Serupa dengan tidak nyamannya manusia manakala alam melakukan proses koreksi keseimbangan melalui gempa dan lain sebagainya, maka bergeraknya faktor penyeimbang juga dipastikan menimbulkan suasana tidak nyaman bagi penganut status quo yang selama ini dinikmati oleh oknum oknum perusak keseimbangan tersebut.
Faktor penyeimbang tersebut dapat muncul dari sisi manapun, seperti munculnya semangat dan kesadaran untuk melakukan perbaikan birokrasi yang muncul dari pihak eksekutif, sebagaimana perilaku Ahok sebagai wakil gubernur DKI saat ini. Atau merebaknya fenomena men-transparansi-kan langkah kebijakan pemerintah melalui media sosial, sebagaimana yang dilakukan oleh sekelompok anak muda pegiat IT. Ataupun hal lain yang mungkin belum dapat kita bayangkan, namun yang pasti setiap aksi maka akan melahirkan reaksi sebagi jawabannya. Dan kita sebagai warga negara akan terbiasa melihat jalannya proses pencarian keseimbangan tersebut, melalui polemik dan hiruk pikuk dinamika kehidupan politik-ekonomi-sosial dan budaya.

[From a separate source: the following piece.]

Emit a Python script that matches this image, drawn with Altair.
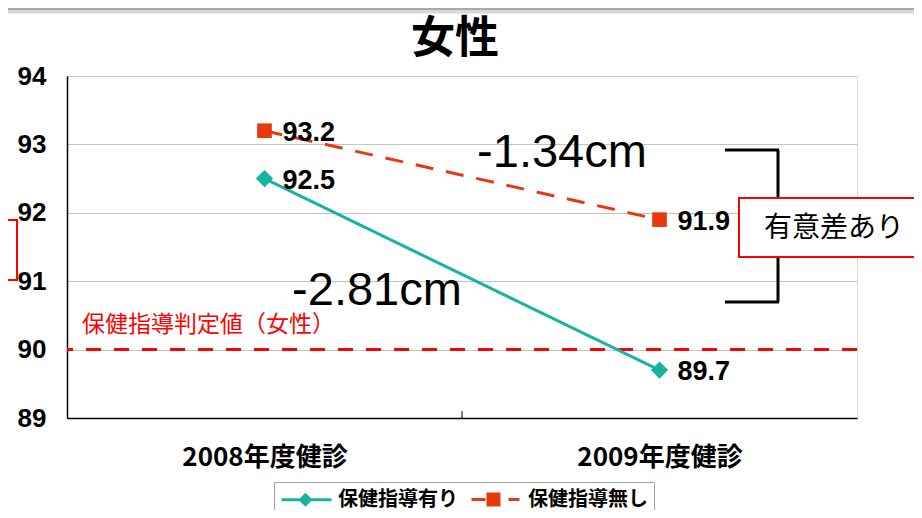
import altair as alt
import pandas as pd

# ---- data ----
categories = ["2008年度健診", "2009年度健診"]
series_names = ["保健指導有り", "保健指導無し"]
with_guidance = [92.5, 89.7]
without_guidance = [93.2, 91.9]
threshold_value = [90]
threshold_label = "保健指導判定値（女性）"
diff_texts = ["-2.81cm", "-1.34cm"]
sig_text = "有意差あり"
title_text = "女性"
y_ticks = [89, 90, 91, 92, 93, 94]

series_colors = ["#17B3A0", "#E8380D"]
CJK = "Noto Sans CJK JP"
LAT = "Liberation Sans"

rows = []
for c, a, b in zip(categories, with_guidance, without_guidance):
    rows.append({"year": c, "series": series_names[0], "value": a})
    rows.append({"year": c, "series": series_names[1], "value": b})
df = pd.DataFrame(rows)

W, H = 790, 342

x_enc = alt.X("year:N", sort=categories,
              scale=alt.Scale(domain=categories, paddingInner=0, paddingOuter=0),
              axis=alt.Axis(title=None, labelAngle=0, ticks=False, tickSize=0, grid=False,
                            labelFont=CJK, labelFontWeight="bold", labelFontSize=26,
                            labelColor="black", labelPadding=26,
                            domainColor="black", domainWidth=1.5))
y_enc = alt.Y("value:Q",
              scale=alt.Scale(domain=[89, 94], nice=False, zero=False),
              axis=alt.Axis(title=None, values=y_ticks, format="d", grid=True,
                            gridColor="#c4c4c4", gridWidth=1, ticks=False, tickSize=0,
                            labelFont=LAT, labelFontWeight="bold", labelFontSize=26,
                            labelColor="black", labelPadding=21,
                            domainColor="black", domainWidth=1.5))

color_scale = alt.Scale(domain=series_names, range=series_colors)

base = alt.Chart(df)

lines = base.mark_line(strokeWidth=3).encode(
    x=x_enc, y=y_enc,
    color=alt.Color("series:N", scale=color_scale, legend=None),
    strokeDash=alt.StrokeDash("series:N",
                              scale=alt.Scale(domain=series_names, range=[[1, 0], [18, 13]]),
                              legend=None),
)

points = base.mark_point(filled=True, opacity=1).encode(
    x=x_enc, y=y_enc,
    color=alt.Color("series:N", scale=color_scale, legend=None),
    shape=alt.Shape("series:N",
                    scale=alt.Scale(domain=series_names, range=["diamond", "square"]),
                    legend=None),
    size=alt.Size("series:N", scale=alt.Scale(domain=series_names, range=[300, 215]),
                  legend=None),
)

labels = base.mark_text(align="left", baseline="middle", dx=18, dy=2,
                        font=LAT, fontWeight="bold", fontSize=27, color="black").encode(
    x=x_enc, y=y_enc, text=alt.Text("value:Q", format=".1f"))

thr_df = pd.DataFrame({"v": threshold_value, "t": [threshold_label]})
thr_rule = alt.Chart(thr_df).mark_rule(color="#FF0000", strokeWidth=3,
                                       strokeDash=[15, 13]).encode(y=alt.Y("v:Q"))
thr_text = alt.Chart(thr_df).mark_text(align="left", baseline="middle", dy=-25,
                                       font=CJK, fontSize=23, color="#FF0000").encode(
    x=alt.value(15), y=alt.Y("v:Q"), text="t:N")

ann_df = pd.DataFrame({"t": diff_texts, "px": [310, 495], "py": [229, 91]})
ann = alt.Chart(ann_df).mark_text(align="center", baseline="alphabetic",
                                  font=LAT, fontSize=47, color="black").encode(
    x=alt.X("px:Q", scale=None), y=alt.Y("py:Q", scale=None), text="t:N")

title_mark = alt.Chart(pd.DataFrame({"t": [title_text]})).mark_text(
    align="center", baseline="middle", font=CJK, fontSize=44, fontWeight="bold",
    color="black").encode(x=alt.value(W / 2 - 7), y=alt.value(-36), text="t:N")

# bracket (black) on the right
brk_style = dict(color="black", strokeWidth=3)
b1 = alt.Chart().mark_rule(**brk_style).encode(x=alt.value(658), x2=alt.value(712), y=alt.value(74))
b2 = alt.Chart().mark_rule(**brk_style).encode(x=alt.value(711), y=alt.value(74), y2=alt.value(226))
b3 = alt.Chart().mark_rule(**brk_style).encode(x=alt.value(658), x2=alt.value(712), y=alt.value(226))

sig_box = alt.Chart().mark_rect(fill="white", stroke="#FF0000", strokeWidth=2).encode(
    x=alt.value(672), x2=alt.value(880), y=alt.value(122), y2=alt.value(181))
sig_lbl = alt.Chart(pd.DataFrame({"t": [sig_text]})).mark_text(
    align="center", baseline="middle", font=CJK, fontSize=28, color="black").encode(
    x=alt.value(767), y=alt.value(153), text="t:N")

# left red bracket (partially visible)
lb_style = dict(color="#FF0000", strokeWidth=2)
l1 = alt.Chart().mark_rule(**lb_style).encode(x=alt.value(-60), x2=alt.value(-49), y=alt.value(144))
l2 = alt.Chart().mark_rule(**lb_style).encode(x=alt.value(-50), y=alt.value(144), y2=alt.value(204))
l3 = alt.Chart().mark_rule(**lb_style).encode(x=alt.value(-60), x2=alt.value(-49), y=alt.value(204))

# top grey band
t1 = alt.Chart().mark_rule(color="#d8d8d8", strokeWidth=7).encode(
    x=alt.value(-70), x2=alt.value(900), y=alt.value(-66))
t2 = alt.Chart().mark_rule(color="#a8a8a8", strokeWidth=2).encode(
    x=alt.value(-70), x2=alt.value(900), y=alt.value(-67))

# category separator tick
sep = alt.Chart().mark_rule(color="black", strokeWidth=1).encode(
    x=alt.value(W / 2), y=alt.value(H - 7), y2=alt.value(H))

# legend built from a data-less layer
teal_path = "M-1,0H4M1.4,-0.5L1.9,0L1.4,0.5L0.9,0Z"
red_path = "M-1,0H0.4M0.65,-0.55H1.75V0.55H0.65ZM2.7,0H3.8"
legend_layer = base.mark_point(opacity=1, strokeWidth=3).encode(
    fill=alt.Fill("series:N", scale=alt.Scale(domain=series_names, range=series_colors),
                  legend=alt.Legend(title=None)),
    stroke=alt.Stroke("series:N", scale=alt.Scale(domain=series_names, range=series_colors),
                      legend=alt.Legend(title=None)),
    shape=alt.Shape("series:N", scale=alt.Scale(domain=series_names, range=[teal_path, red_path]),
                    legend=alt.Legend(title=None, orient="none", legendX=207, legendY=406,
                                      direction="horizontal", symbolSize=400,
                                      symbolStrokeWidth=3, labelFont=CJK,
                                      labelFontWeight="bold", labelFontSize=20,
                                      labelColor="black", labelOffset=35,
                                      columnPadding=7, padding=6,
                                      strokeColor="#a0a0a0", fillColor="white")),
).transform_filter("false")

chart = alt.layer(
    t1, t2, title_mark, thr_rule, thr_text, lines, points, labels, ann,
    b1, b2, b3, sig_box, sig_lbl, l1, l2, l3, sep, legend_layer,
).resolve_scale(
    shape="independent", size="independent"
).resolve_legend(
    color="independent", shape="independent", fill="independent",
    stroke="independent", strokeDash="independent", size="independent"
).properties(
    width=W, height=H,
    autosize=alt.AutoSizeParams(type="none"),
    padding={"left": 59, "top": 68, "right": 57, "bottom": 92},
).configure_view(
    stroke="black", strokeWidth=1.5
).configure(background="white")

chart.save("out.html", embed_options={"renderer": "svg", "actions": False})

Pertanyaan besar yang kadang muncul di benak penulis, bila kemudian terjadi ketidak seimbangan dan ketidak adilan yang sangat parah, bagaimanakah mekanisme koreksi yang akan terjadi? Apakah bangsa dan negara Indonesia akan dihapuskan dari peta dunia, sebagaimana kekacauan yang melanda sodom, gomorah, kaum tsamud, dan lain sebagainya? Hanya Allah SWT yang menyimpan jawabannya.